Our beloved Moon, often the staple of a peaceful and tranquil nighttime scene, has a pretty violent origin story.
In 1970, researchers proposed the “giant impact” hypothesis, which reasons that the Moon is the result of a huge collision between the Earth and another planetary body some 4.5 billion years ago. The idea is that an ancient protoplanet, Theia–which was about the size of Mars and at about the same distance from the Sun as Earth–somehow got pushed off of its normal path and hit Earth at an oblique angle. The crash destroyed Theia, and the debris from the impact eventually coalesced to form our natural satellite.
But there was a bit of a problem with this concept. The theory implies that the Moon would be composed of material from Earth and this mystery planet Theia. Yet analysis of moon rocks show that our Moon is very close in composition to our own planet. That means that for the giant impact hypothesis to be correct, this long lost Theia must have been like a sister to Earth–essentially like a smaller clone.

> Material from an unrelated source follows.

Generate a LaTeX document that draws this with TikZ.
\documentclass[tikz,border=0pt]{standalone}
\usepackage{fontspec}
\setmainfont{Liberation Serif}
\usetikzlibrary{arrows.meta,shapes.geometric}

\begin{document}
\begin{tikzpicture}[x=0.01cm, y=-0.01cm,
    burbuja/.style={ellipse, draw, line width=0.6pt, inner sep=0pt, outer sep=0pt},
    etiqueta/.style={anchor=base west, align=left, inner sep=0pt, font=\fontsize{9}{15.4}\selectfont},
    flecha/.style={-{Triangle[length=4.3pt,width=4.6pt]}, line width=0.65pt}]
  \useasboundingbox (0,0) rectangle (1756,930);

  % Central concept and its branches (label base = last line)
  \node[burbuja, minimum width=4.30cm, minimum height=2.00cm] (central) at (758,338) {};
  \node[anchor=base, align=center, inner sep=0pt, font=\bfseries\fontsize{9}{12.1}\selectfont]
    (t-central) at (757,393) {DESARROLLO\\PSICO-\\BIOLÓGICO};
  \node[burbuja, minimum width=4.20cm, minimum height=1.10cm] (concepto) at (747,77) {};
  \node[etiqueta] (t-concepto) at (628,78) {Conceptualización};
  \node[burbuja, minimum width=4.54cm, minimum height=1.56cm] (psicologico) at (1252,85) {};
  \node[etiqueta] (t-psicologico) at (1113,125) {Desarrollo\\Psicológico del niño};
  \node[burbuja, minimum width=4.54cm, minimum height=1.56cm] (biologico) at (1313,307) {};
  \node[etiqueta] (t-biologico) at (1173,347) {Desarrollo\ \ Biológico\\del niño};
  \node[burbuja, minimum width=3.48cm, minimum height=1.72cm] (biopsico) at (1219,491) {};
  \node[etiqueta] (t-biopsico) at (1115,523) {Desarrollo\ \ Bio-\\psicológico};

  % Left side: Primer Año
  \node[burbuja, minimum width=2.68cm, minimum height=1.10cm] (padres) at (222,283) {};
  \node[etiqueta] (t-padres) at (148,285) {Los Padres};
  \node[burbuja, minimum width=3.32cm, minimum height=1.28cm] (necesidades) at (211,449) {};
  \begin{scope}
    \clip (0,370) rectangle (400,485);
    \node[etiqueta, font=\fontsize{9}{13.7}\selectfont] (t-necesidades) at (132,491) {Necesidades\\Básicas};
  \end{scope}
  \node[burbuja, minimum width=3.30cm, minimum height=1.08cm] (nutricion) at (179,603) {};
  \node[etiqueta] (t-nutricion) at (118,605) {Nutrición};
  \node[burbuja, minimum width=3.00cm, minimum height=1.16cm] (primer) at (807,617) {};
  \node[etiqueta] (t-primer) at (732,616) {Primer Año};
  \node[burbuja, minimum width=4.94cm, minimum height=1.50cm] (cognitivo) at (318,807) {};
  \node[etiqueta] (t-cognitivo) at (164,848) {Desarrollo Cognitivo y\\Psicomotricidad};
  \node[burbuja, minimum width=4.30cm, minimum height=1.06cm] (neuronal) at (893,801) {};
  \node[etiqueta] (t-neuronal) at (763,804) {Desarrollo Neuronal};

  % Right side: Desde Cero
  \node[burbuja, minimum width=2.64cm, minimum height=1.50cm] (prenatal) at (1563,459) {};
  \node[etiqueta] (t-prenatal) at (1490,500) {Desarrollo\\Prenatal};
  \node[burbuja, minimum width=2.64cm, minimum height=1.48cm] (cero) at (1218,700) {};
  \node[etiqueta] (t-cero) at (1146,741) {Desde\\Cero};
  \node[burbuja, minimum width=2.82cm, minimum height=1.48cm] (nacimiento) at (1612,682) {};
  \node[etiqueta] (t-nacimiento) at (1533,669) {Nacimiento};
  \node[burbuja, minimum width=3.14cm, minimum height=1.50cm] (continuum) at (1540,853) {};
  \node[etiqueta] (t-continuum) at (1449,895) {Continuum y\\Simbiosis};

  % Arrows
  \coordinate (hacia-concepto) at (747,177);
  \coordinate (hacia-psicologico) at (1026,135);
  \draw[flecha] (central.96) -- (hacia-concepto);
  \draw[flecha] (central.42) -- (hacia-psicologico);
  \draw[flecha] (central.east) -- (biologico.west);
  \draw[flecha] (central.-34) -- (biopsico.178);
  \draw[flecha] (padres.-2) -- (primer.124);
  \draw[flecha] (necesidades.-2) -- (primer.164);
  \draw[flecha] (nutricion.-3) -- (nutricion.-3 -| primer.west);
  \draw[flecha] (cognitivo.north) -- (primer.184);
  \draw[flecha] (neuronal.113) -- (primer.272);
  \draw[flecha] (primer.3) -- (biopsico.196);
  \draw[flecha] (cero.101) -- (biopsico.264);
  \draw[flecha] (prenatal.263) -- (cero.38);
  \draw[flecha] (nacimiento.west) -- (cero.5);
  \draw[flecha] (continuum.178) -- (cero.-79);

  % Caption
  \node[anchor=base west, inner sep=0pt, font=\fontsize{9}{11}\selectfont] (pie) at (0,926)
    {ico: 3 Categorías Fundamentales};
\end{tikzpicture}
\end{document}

That caveat has long thrown a wrench in the theory, because many researchers speculated that it at the time, it would have been incredibly unlikely for Earth and Theia to be so closely related. One researcher estimated the chances to be at about 1 percent. Yet a new paper in Nature offers more optimistic odds. Now, researchers at the Israel Institute of Technology put the chances of Theia being geologically similar to Earth at around one in five.

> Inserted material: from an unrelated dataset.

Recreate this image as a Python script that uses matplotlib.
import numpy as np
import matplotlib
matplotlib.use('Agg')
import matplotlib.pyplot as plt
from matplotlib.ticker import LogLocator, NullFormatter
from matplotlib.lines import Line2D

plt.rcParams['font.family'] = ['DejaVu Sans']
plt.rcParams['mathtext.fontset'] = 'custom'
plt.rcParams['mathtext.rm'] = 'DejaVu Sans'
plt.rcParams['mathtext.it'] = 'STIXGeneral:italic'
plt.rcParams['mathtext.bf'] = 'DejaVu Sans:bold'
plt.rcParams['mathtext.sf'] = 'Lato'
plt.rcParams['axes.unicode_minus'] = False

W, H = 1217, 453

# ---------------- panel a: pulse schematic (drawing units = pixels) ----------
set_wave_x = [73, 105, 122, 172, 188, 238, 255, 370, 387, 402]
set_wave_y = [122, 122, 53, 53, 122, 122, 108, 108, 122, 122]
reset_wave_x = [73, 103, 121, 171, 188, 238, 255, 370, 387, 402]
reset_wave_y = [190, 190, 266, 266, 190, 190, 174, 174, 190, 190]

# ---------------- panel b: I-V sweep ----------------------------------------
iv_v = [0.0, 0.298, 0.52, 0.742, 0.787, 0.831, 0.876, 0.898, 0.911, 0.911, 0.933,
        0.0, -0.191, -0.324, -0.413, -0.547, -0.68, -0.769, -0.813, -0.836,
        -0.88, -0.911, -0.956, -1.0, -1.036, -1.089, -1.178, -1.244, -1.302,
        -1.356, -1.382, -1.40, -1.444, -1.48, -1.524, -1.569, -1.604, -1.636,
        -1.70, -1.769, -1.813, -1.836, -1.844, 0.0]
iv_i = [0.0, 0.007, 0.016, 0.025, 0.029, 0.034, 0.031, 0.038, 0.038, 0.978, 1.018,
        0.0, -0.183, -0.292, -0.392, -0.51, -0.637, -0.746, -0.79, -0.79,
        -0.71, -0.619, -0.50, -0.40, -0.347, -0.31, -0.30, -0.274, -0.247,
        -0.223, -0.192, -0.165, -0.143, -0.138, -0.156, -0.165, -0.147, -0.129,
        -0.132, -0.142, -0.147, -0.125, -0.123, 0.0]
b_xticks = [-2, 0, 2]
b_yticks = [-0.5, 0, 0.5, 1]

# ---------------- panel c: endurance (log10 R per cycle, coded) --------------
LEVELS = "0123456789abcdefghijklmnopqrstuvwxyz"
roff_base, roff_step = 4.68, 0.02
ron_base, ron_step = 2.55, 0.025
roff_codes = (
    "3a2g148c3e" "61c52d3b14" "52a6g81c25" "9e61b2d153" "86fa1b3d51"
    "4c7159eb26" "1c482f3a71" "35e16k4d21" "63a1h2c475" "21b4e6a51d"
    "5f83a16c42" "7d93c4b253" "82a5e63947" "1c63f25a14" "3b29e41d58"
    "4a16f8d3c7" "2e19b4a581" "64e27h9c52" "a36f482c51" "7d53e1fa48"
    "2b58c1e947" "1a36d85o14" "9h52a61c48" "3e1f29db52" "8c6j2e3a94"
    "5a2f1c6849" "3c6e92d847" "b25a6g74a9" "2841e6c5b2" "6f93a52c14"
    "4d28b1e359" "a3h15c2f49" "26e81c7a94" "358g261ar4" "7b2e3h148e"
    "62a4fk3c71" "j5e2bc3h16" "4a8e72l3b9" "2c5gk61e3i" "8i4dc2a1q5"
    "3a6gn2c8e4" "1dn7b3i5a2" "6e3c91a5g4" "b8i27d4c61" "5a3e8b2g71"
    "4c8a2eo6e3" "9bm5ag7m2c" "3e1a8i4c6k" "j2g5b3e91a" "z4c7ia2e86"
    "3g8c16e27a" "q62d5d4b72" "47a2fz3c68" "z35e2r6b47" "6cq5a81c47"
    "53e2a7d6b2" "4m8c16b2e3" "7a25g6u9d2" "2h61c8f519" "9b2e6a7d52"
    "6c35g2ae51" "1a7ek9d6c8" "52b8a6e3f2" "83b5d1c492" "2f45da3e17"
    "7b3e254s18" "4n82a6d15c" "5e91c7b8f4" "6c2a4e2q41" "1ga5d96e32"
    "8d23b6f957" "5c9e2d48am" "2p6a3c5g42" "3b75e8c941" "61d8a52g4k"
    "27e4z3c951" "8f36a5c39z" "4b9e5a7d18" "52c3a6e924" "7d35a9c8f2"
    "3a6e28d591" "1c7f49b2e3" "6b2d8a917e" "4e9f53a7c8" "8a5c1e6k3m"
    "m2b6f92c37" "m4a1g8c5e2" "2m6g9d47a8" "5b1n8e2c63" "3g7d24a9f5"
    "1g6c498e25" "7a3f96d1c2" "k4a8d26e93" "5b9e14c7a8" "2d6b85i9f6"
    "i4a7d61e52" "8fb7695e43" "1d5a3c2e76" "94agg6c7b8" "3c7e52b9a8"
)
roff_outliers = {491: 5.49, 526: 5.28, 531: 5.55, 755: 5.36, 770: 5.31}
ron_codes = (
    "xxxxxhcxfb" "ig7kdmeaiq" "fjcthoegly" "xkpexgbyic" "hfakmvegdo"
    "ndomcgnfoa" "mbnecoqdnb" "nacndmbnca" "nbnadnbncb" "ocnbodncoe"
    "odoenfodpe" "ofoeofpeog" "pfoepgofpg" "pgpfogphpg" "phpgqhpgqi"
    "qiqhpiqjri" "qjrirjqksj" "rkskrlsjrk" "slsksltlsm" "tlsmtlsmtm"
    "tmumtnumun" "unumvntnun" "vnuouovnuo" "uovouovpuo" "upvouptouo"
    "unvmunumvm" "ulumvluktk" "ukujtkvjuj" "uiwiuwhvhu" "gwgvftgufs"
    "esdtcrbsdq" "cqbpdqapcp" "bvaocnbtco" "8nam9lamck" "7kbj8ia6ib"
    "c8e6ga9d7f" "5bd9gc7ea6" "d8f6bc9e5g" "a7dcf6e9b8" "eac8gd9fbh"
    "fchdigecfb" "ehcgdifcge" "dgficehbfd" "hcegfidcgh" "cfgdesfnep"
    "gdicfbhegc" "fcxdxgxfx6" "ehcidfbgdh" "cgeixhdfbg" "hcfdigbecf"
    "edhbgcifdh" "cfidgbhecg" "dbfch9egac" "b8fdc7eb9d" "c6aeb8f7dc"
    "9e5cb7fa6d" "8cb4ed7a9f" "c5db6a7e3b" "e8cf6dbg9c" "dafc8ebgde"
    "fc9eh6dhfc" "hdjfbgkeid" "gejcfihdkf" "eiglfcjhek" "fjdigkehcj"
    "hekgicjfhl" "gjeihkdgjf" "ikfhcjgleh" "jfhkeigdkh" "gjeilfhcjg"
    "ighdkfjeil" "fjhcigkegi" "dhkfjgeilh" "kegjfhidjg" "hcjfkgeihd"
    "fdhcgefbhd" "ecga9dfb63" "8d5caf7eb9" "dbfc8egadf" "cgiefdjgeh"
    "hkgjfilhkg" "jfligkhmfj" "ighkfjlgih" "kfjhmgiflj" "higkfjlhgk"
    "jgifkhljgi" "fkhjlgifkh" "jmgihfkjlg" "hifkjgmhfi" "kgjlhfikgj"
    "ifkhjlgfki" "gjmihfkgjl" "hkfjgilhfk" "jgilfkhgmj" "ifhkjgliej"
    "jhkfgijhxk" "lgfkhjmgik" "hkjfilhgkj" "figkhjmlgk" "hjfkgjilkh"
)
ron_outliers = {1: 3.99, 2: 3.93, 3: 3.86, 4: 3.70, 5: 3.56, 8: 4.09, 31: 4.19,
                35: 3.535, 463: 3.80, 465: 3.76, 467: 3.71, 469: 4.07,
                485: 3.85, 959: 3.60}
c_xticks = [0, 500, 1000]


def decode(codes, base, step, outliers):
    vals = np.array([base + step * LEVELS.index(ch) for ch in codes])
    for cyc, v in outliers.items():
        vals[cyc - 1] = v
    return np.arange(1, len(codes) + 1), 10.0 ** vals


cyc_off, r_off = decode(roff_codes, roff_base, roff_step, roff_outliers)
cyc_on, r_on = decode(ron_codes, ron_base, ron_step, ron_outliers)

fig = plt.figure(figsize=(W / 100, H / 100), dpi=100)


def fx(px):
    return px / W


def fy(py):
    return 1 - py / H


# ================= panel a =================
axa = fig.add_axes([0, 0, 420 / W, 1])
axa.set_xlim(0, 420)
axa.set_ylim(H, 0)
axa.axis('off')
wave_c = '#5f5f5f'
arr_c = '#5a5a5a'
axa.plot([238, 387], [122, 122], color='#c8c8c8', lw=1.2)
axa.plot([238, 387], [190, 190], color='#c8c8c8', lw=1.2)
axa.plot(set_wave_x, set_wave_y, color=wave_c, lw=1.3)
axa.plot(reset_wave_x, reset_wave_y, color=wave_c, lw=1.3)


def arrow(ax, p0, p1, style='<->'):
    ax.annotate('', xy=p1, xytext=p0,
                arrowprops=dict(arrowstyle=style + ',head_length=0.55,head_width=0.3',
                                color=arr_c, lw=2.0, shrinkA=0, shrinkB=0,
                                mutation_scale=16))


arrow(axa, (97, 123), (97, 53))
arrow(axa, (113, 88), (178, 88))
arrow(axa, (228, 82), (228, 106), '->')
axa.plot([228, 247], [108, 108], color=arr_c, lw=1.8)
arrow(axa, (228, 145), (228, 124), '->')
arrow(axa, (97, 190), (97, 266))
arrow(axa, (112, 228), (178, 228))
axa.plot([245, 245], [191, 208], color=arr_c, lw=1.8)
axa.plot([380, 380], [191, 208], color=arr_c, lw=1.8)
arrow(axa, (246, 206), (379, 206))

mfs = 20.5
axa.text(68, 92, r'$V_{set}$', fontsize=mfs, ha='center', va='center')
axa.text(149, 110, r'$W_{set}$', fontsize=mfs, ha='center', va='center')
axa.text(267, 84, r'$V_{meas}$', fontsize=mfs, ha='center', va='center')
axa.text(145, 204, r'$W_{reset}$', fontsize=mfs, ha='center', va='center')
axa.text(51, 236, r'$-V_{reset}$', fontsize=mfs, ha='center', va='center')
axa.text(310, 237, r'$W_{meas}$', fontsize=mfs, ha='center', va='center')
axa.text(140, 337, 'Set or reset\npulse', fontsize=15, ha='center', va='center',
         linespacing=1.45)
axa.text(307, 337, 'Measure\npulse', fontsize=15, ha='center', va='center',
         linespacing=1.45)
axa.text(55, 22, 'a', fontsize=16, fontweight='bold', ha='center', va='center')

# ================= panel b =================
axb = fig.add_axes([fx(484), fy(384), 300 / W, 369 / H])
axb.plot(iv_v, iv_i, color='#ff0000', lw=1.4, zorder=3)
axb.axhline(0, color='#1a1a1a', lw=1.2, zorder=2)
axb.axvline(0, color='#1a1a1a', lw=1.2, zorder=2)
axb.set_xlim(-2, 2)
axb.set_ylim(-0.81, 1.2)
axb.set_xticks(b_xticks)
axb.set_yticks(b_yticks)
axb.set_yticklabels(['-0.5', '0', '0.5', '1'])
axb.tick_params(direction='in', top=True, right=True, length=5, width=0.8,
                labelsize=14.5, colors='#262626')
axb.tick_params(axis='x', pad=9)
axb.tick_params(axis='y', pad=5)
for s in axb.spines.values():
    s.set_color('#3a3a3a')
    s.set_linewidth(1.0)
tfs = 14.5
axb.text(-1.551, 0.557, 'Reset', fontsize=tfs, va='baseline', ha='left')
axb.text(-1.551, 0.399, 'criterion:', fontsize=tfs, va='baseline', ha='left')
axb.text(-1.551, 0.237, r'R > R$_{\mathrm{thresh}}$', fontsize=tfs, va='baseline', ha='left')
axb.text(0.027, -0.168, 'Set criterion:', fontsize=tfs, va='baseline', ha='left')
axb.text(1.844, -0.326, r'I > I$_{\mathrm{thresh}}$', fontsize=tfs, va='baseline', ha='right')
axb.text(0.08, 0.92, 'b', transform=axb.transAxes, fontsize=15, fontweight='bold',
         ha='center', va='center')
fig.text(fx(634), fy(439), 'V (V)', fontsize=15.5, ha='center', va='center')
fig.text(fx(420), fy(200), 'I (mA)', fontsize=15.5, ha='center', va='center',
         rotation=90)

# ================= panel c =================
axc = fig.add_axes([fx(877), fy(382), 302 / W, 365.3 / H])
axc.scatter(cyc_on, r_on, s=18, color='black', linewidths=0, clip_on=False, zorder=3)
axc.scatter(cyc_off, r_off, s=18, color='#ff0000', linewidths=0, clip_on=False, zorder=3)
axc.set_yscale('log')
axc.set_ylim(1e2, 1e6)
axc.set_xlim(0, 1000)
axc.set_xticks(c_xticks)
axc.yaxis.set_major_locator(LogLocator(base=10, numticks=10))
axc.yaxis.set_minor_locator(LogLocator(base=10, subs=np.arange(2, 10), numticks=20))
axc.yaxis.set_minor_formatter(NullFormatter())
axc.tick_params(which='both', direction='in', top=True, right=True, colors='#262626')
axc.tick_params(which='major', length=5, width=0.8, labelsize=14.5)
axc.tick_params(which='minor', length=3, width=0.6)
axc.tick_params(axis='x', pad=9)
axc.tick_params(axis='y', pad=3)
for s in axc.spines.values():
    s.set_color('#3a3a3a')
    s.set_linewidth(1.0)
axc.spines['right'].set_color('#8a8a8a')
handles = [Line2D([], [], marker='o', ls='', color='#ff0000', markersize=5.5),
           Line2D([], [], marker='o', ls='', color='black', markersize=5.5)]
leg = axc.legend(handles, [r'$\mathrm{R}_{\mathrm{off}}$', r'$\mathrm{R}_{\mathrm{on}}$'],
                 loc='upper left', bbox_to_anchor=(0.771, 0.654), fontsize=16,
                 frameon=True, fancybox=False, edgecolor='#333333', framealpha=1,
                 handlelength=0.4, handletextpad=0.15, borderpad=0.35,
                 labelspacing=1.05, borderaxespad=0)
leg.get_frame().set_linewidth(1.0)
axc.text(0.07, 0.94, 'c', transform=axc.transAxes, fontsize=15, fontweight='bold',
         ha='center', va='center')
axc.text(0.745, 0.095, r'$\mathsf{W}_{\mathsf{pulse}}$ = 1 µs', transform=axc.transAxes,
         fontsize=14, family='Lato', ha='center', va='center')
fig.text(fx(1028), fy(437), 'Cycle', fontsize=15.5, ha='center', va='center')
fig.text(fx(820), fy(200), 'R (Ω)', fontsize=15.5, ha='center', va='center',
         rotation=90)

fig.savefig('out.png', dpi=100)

Led by astrophysicist Hagai Perets, the researchers performed computer simulations of the solar system around the time the Moon would have formed. They wanted to see how often planets back then resembled the giant objects that crashed into them. They found that for about 20 to 40 percent of collisions back in the day, the two colliding planets would have been very similar, meaning they would have orbited the Sun at about the same distance and been made up of the same proto-planetary material. So the idea that Theia and Earth were nearly replicas of each other isn’t so far fetched after all.
While this doesn’t completely settle the giant impact debate, it does give the hypothesis a better leg to stand on. Plus, what’s a good origin story without a little mystery?